=== COLLECTED DATA ===

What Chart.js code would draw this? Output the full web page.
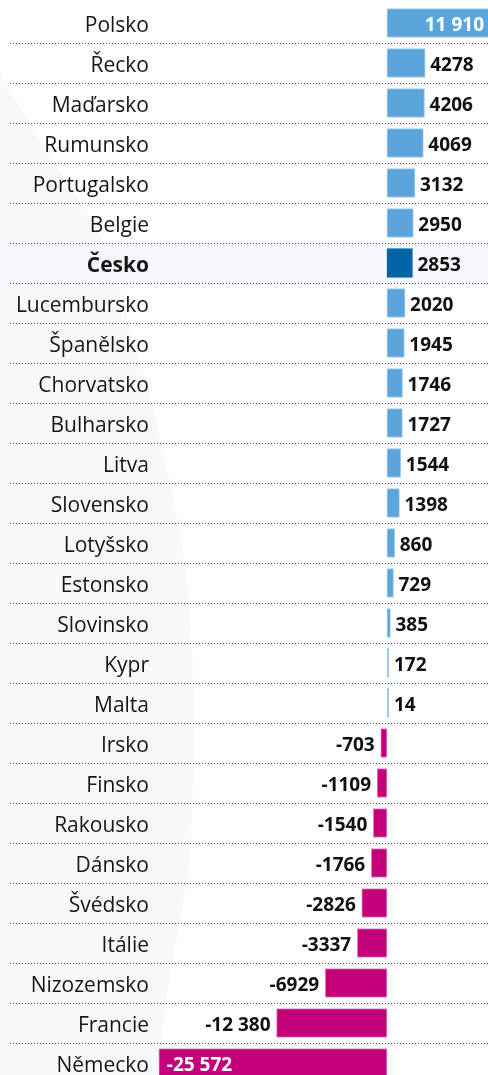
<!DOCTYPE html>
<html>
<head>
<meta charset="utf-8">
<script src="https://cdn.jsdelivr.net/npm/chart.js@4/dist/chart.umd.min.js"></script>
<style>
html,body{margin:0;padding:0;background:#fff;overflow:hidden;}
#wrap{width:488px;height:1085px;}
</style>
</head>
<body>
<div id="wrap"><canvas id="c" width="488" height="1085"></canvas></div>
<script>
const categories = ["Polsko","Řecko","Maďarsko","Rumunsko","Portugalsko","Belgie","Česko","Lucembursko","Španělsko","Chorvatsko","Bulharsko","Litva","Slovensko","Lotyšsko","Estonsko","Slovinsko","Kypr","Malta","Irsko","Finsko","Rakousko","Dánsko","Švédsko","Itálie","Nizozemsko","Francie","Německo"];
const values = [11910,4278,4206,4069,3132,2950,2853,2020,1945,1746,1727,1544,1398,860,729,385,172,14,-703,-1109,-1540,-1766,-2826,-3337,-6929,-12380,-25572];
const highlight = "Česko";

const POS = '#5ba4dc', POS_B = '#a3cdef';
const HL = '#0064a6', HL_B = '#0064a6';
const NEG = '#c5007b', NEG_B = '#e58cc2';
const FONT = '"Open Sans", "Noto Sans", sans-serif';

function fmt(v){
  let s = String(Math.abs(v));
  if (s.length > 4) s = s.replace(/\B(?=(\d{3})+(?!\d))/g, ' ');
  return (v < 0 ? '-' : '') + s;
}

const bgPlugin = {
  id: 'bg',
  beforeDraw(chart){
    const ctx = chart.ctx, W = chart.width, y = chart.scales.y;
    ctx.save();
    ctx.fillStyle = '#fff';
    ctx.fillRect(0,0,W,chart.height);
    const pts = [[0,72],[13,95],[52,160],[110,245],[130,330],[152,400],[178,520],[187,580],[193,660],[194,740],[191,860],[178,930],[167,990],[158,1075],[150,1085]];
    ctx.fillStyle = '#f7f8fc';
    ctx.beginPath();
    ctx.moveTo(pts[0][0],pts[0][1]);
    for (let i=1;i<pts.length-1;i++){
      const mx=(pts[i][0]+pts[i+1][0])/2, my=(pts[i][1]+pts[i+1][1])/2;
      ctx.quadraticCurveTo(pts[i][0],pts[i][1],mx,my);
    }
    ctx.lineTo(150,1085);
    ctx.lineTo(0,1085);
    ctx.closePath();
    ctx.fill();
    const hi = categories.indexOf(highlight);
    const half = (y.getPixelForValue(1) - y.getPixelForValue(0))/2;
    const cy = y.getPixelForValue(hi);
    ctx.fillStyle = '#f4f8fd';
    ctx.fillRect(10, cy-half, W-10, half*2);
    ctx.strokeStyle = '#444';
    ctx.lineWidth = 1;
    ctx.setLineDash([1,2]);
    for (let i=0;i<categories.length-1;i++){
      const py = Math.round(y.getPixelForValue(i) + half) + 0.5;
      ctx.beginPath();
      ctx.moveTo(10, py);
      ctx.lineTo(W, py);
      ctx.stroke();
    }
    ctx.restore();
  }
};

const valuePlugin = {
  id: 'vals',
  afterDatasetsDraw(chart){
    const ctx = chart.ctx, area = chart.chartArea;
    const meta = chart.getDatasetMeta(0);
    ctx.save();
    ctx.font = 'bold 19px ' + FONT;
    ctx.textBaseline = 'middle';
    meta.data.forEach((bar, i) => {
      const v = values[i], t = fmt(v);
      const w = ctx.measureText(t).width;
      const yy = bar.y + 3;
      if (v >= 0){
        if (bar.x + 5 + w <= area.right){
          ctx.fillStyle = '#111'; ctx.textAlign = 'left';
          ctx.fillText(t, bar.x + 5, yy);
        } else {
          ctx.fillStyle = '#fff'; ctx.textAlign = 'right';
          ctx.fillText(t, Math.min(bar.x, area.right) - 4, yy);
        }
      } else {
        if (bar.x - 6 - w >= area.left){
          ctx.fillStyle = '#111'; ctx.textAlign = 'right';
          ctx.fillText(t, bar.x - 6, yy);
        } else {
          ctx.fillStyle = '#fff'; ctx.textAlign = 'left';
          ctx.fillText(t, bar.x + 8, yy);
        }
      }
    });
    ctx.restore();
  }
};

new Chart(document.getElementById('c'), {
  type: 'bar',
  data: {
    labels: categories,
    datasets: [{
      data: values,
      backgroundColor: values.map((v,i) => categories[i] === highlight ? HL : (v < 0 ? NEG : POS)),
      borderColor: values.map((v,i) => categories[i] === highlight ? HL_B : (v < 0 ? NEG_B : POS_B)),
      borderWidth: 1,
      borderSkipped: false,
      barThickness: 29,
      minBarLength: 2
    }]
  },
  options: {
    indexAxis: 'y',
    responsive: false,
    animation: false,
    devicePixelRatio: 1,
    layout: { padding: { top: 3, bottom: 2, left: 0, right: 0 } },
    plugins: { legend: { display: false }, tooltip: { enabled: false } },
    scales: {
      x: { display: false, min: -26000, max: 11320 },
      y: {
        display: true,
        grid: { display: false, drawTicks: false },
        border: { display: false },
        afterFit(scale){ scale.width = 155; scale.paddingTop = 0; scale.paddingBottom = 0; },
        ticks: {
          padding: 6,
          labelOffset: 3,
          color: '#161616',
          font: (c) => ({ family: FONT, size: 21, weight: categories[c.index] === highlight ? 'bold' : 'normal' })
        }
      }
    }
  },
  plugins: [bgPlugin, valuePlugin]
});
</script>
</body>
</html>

===

> **DIRECTIVE**
Restate the whole of the material word for word without the pictures.

> **COMPLETE RESPONSE**
What Chart.js code would draw this? Output the full web page.
<!DOCTYPE html>
<html>
<head>
<meta charset="utf-8">
<script src="https://cdn.jsdelivr.net/npm/chart.js@4/dist/chart.umd.min.js"></script>
<style>
html,body{margin:0;padding:0;background:#fff;overflow:hidden;}
#wrap{width:488px;height:1085px;}
</style>
</head>
<body>
<div id="wrap"><canvas id="c" width="488" height="1085"></canvas></div>
<script>
const categories = ["Polsko","Řecko","Maďarsko","Rumunsko","Portugalsko","Belgie","Česko","Lucembursko","Španělsko","Chorvatsko","Bulharsko","Litva","Slovensko","Lotyšsko","Estonsko","Slovinsko","Kypr","Malta","Irsko","Finsko","Rakousko","Dánsko","Švédsko","Itálie","Nizozemsko","Francie","Německo"];
const values = [11910,4278,4206,4069,3132,2950,2853,2020,1945,1746,1727,1544,1398,860,729,385,172,14,-703,-1109,-1540,-1766,-2826,-3337,-6929,-12380,-25572];
const highlight = "Česko";

const POS = '#5ba4dc', POS_B = '#a3cdef';
const HL = '#0064a6', HL_B = '#0064a6';
const NEG = '#c5007b', NEG_B = '#e58cc2';
const FONT = '"Open Sans", "Noto Sans", sans-serif';

function fmt(v){
  let s = String(Math.abs(v));
  if (s.length > 4) s = s.replace(/\B(?=(\d{3})+(?!\d))/g, ' ');
  return (v < 0 ? '-' : '') + s;
}

const bgPlugin = {
  id: 'bg',
  beforeDraw(chart){
    const ctx = chart.ctx, W = chart.width, y = chart.scales.y;
    ctx.save();
    ctx.fillStyle = '#fff';
    ctx.fillRect(0,0,W,chart.height);
    const pts = [[0,72],[13,95],[52,160],[110,245],[130,330],[152,400],[178,520],[187,580],[193,660],[194,740],[191,860],[178,930],[167,990],[158,1075],[150,1085]];
    ctx.fillStyle = '#f7f8fc';
    ctx.beginPath();
    ctx.moveTo(pts[0][0],pts[0][1]);
    for (let i=1;i<pts.length-1;i++){
      const mx=(pts[i][0]+pts[i+1][0])/2, my=(pts[i][1]+pts[i+1][1])/2;
      ctx.quadraticCurveTo(pts[i][0],pts[i][1],mx,my);
    }
    ctx.lineTo(150,1085);
    ctx.lineTo(0,1085);
    ctx.closePath();
    ctx.fill();
    const hi = categories.indexOf(highlight);
    const half = (y.getPixelForValue(1) - y.getPixelForValue(0))/2;
    const cy = y.getPixelForValue(hi);
    ctx.fillStyle = '#f4f8fd';
    ctx.fillRect(10, cy-half, W-10, half*2);
    ctx.strokeStyle = '#444';
    ctx.lineWidth = 1;
    ctx.setLineDash([1,2]);
    for (let i=0;i<categories.length-1;i++){
      const py = Math.round(y.getPixelForValue(i) + half) + 0.5;
      ctx.beginPath();
      ctx.moveTo(10, py);
      ctx.lineTo(W, py);
      ctx.stroke();
    }
    ctx.restore();
  }
};

const valuePlugin = {
  id: 'vals',
  afterDatasetsDraw(chart){
    const ctx = chart.ctx, area = chart.chartArea;
    const meta = chart.getDatasetMeta(0);
    ctx.save();
    ctx.font = 'bold 19px ' + FONT;
    ctx.textBaseline = 'middle';
    meta.data.forEach((bar, i) => {
      const v = values[i], t = fmt(v);
      const w = ctx.measureText(t).width;
      const yy = bar.y + 3;
      if (v >= 0){
        if (bar.x + 5 + w <= area.right){
          ctx.fillStyle = '#111'; ctx.textAlign = 'left';
          ctx.fillText(t, bar.x + 5, yy);
        } else {
          ctx.fillStyle = '#fff'; ctx.textAlign = 'right';
          ctx.fillText(t, Math.min(bar.x, area.right) - 4, yy);
        }
      } else {
        if (bar.x - 6 - w >= area.left){
          ctx.fillStyle = '#111'; ctx.textAlign = 'right';
          ctx.fillText(t, bar.x - 6, yy);
        } else {
          ctx.fillStyle = '#fff'; ctx.textAlign = 'left';
          ctx.fillText(t, bar.x + 8, yy);
        }
      }
    });
    ctx.restore();
  }
};

new Chart(document.getElementById('c'), {
  type: 'bar',
  data: {
    labels: categories,
    datasets: [{
      data: values,
      backgroundColor: values.map((v,i) => categories[i] === highlight ? HL : (v < 0 ? NEG : POS)),
      borderColor: values.map((v,i) => categories[i] === highlight ? HL_B : (v < 0 ? NEG_B : POS_B)),
      borderWidth: 1,
      borderSkipped: false,
      barThickness: 29,
      minBarLength: 2
    }]
  },
  options: {
    indexAxis: 'y',
    responsive: false,
    animation: false,
    devicePixelRatio: 1,
    layout: { padding: { top: 3, bottom: 2, left: 0, right: 0 } },
    plugins: { legend: { display: false }, tooltip: { enabled: false } },
    scales: {
      x: { display: false, min: -26000, max: 11320 },
      y: {
        display: true,
        grid: { display: false, drawTicks: false },
        border: { display: false },
        afterFit(scale){ scale.width = 155; scale.paddingTop = 0; scale.paddingBottom = 0; },
        ticks: {
          padding: 6,
          labelOffset: 3,
          color: '#161616',
          font: (c) => ({ family: FONT, size: 21, weight: categories[c.index] === highlight ? 'bold' : 'normal' })
        }
      }
    }
  },
  plugins: [bgPlugin, valuePlugin]
});
</script>
</body>
</html>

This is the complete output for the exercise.